To dear-long-list-of things-to-be-done,
I will EAT you up.
:)
Hehe...

Deepavali holiday is in two weeks time.
Hence the amount of replacement classes had been mounting,
Grrrr....
I don't hate the replacement classes nor the holiday.
I hate the after effects. *YAWNNNNN*
Another holiday a week after the Deepavali holiday, called mid-term break.
Sad news is, me is not going home for either holiday.
Sob sob sob...;(

Funny how you never expect to meet a person like that.
Funnier how you seem to click with that person.
Funniest is how you can't get them out of your mind.
Friends, they can change your world.

Hey, you out there.
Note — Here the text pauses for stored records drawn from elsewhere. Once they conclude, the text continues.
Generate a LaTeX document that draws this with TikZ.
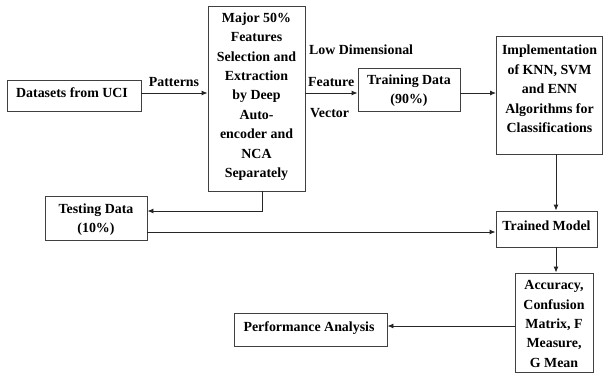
\documentclass[tikz,border=0pt]{standalone}
\usepackage{fontspec}
\setmainfont{Liberation Serif}
\usetikzlibrary{arrows.meta}
\begin{document}
\begin{tikzpicture}[x=1pt,y=-1pt,
  box/.style={draw=black!75,line width=0.9pt,rectangle,inner sep=0pt,align=center},
  txt/.style={inner sep=0pt,align=center,font=\fontsize{13.9}{19.4}\selectfont\bfseries},
  lbl/.style={inner sep=0pt,font=\fontsize{13.9}{19.4}\selectfont\bfseries},
  conn/.style={draw=black!85,line width=0.9pt},
  arr/.style={conn,-{Latex[length=6pt,width=5pt]}}]
\useasboundingbox (0,0) rectangle (603,378);
% boxes
\node[box,minimum width=134pt,minimum height=31pt] (ds) at (74,95.5) {};
\node[txt] (dst) at (72,93) {Datasets from UCI};
\node[box,minimum width=97pt,minimum height=185pt] (major) at (256.5,98.5) {};
\node[txt] (majort) at (256.5,96.5) {Major 50\%\\Features\\Selection and\\Extraction\\by Deep\\Auto-\\encoder and\\NCA\\Separately};
\node[box,minimum width=102pt,minimum height=43pt] (train) at (409,89.5) {};
\node[txt] (traint) at (409,90.5) {Training Data\\(90\%)};
\node[box,minimum width=106pt,minimum height=118pt] (impl) at (549.5,95) {};
\node[txt] (implt) at (549.5,89) {Implementation\\of KNN, SVM\\and ENN\\Algorithms for\\Classifications};
\node[box,minimum width=101pt,minimum height=36pt] (trained) at (546.5,229) {};
\node[txt] (trainedt) at (546.5,226) {Trained Model};
\node[box,minimum width=102pt,minimum height=44pt] (test) at (96,218) {};
\node[txt] (testt) at (96,219.5) {Testing Data\\(10\%)};
\node[box,minimum width=78pt,minimum height=99pt] (acc) at (554,322.5) {};
\node[txt] (acct) at (554,324) {Accuracy,\\Confusion\\Matrix, F\\Measure,\\G Mean};
\node[box,minimum width=153pt,minimum height=33pt] (perf) at (310.5,329.5) {};
\node[txt] (perft) at (309,328) {Performance Analysis};
% labels
\node[lbl] (lpat) at (174,82) {Patterns};
\node[lbl,anchor=west] (llow) at (309,50) {Low Dimensional};
\node[lbl,anchor=west] (lfeat) at (308,82) {Feature};
\node[lbl,anchor=west] (lvec) at (310,113) {Vector};
% helper coordinates
\coordinate (m1) at (262,211);
\coordinate (c1) at (556,0);
% connectors
\draw[arr] (ds.east |- 0,93) -- (major.west |- 0,93);
\draw[arr] (major.east |- 0,93) -- (train.west |- 0,93);
\draw[arr] (train.east |- 0,93) -- (impl.west |- 0,93);
\draw[arr] (impl.south -| c1) -- (trained.north -| c1);
\draw[arr] (major.south -| m1) -- (m1) -- (test.east |- m1);
\draw[arr] (test.east |- 0,232) -- (trained.west |- 0,232);
\draw[arr] (trained.south -| c1) -- (acc.north -| c1);
\draw[arr] (acc.west |- 0,326) -- (perf.east |- 0,326);
\end{tikzpicture}
\end{document}
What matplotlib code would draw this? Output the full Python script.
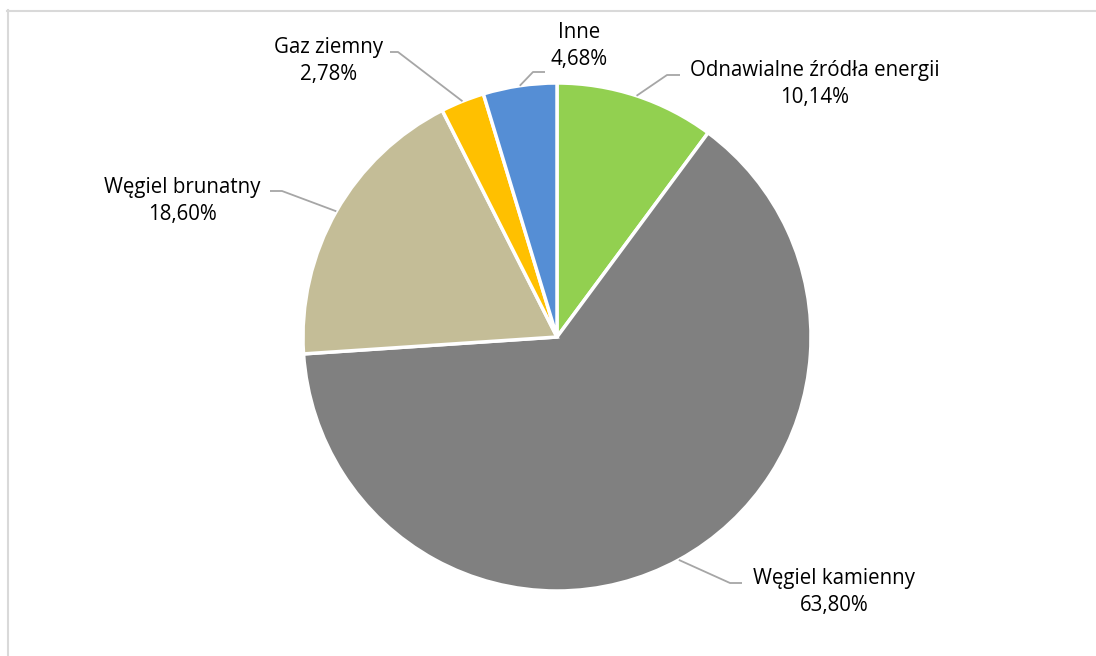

Yes, YOU. ;)
It's not that I'm not interested to chat with you.
I just don't want to get too attached to you.
It is so hard adjusting back here.
I've just started to stop depending on you.
But you're still in my mind and holds a special place in my heart.
:)))

P/s: Lielie misses the big tortoise.

Sunday, October 2, 2011

A mixture of Emotions.

It's a beautiful weather tonight. Perfect for sleeping. But I feel so suffocated. I can't breath under the pile of work I feel that I need to complete.

I'm afraid I fail my own expectations. But I dunno how to make myself feel better.

Perhaps some tears will do the trick.